Quests are a handy little experience builder. A good example of a quest is Zane’s Bow, a quest received in Lenele from a storekeeper. He’s had a bow stolen from him by bandits, and he wants you to go get it back. Simple enough? You wander onto the world map, and walk around for a while, waiting for a random encounter. These range from simple monster encounters – you’ll suddenly be standing in a forest with imps and skeletons around you, and have to wander around until you find the yellow line signifying an exit – to slightly more complex ones, like skirmishes between opposing forces of soldiers, to story driven ones… like this one, as you find yourself standing in front of a group of bandits who want to talk. Talking to them and promising not to attack or give away they’re still alive nets you the bow in question, and returning it to the shopkeeper gives you a hefty experience bonus.
The music of the game never especially grabbed me as being fantastic or terrible – it’s really just there and in the background, and I suppose that as a job description it works well for what it is. The grunts and shouts are real enough, and the voice acting in the movies seemed… well… fairly good, actually.

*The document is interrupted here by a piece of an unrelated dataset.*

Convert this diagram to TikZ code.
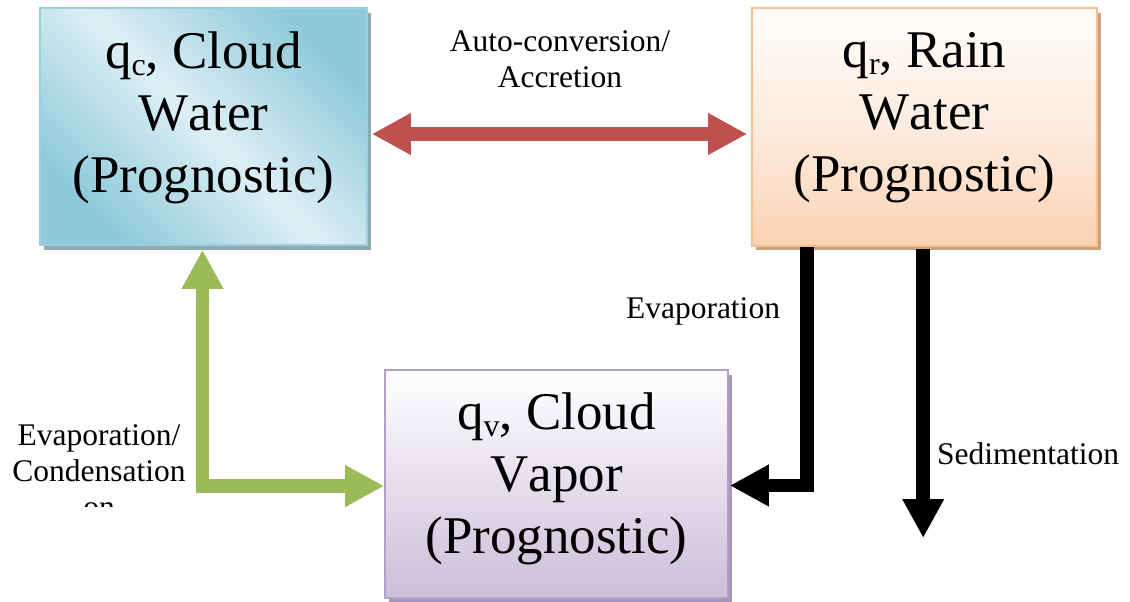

I certainly wouldn’t call it the game’s strong point, but it’s definitely not as cringe-inducing as, say, Grandia 1’s voice acting. The option to stick subtitles on movies would have been preferable, however, since it can be hard to make out what quieter characters are saying.
As for control, the control of the character you’re currently using is perfect, and the rest is up to the AI of the game – while this can be lacking at times, it’s generally pretty good. Healers will heal people at low hit points, casters will lob off spells when they can (but show an alarming tendency to hit monsters you’re attacking with area spells, thus hurting you), fighters will clobber the monsters with axes. I personally found the best way to go was to make everyone a healer – that way, they’d fight unless someone needed healing – except for the thief, who I controlled. That made it very hard for me to die, and if a healer showed signs of being stubborn and not healing someone, it’s very easy to drop into the spell menu and tell them to cast something.
Summoner is packed with lots of little nifty things – weapon and armour speeds, giving you the ability to have the slow but unstoppable warrior, or the fast and responsive thief, paperdolling of your armour (always a plus, to be seen wearing what you’reactually wearing), the absolutely awesome hidden movie, the sheer amount of people in towns, the extra quests, the pretty innovative way of summoning things, the different tactics available to your other party members (you can, however, switch between them at will), the areas where Flece goes solo and the game becomes Medieval Gear Solid – there’s all sorts of little things that make up for some of the bad points.
Overall, Summoner is a good game. It may not be great, but it’s good enough to make me keep coming back and holding my interest. While the launch RPGs weren’t too good, Summoner is the cream of their crop, and for UK readers at this time definitely the best PS2 RPG out. I can describe it best as Vagrant Secret of Mana, with Diablo and Baldur’s Gate tendencies. And, of course, a worrying lack of fog. Don’t these countries ever get rain?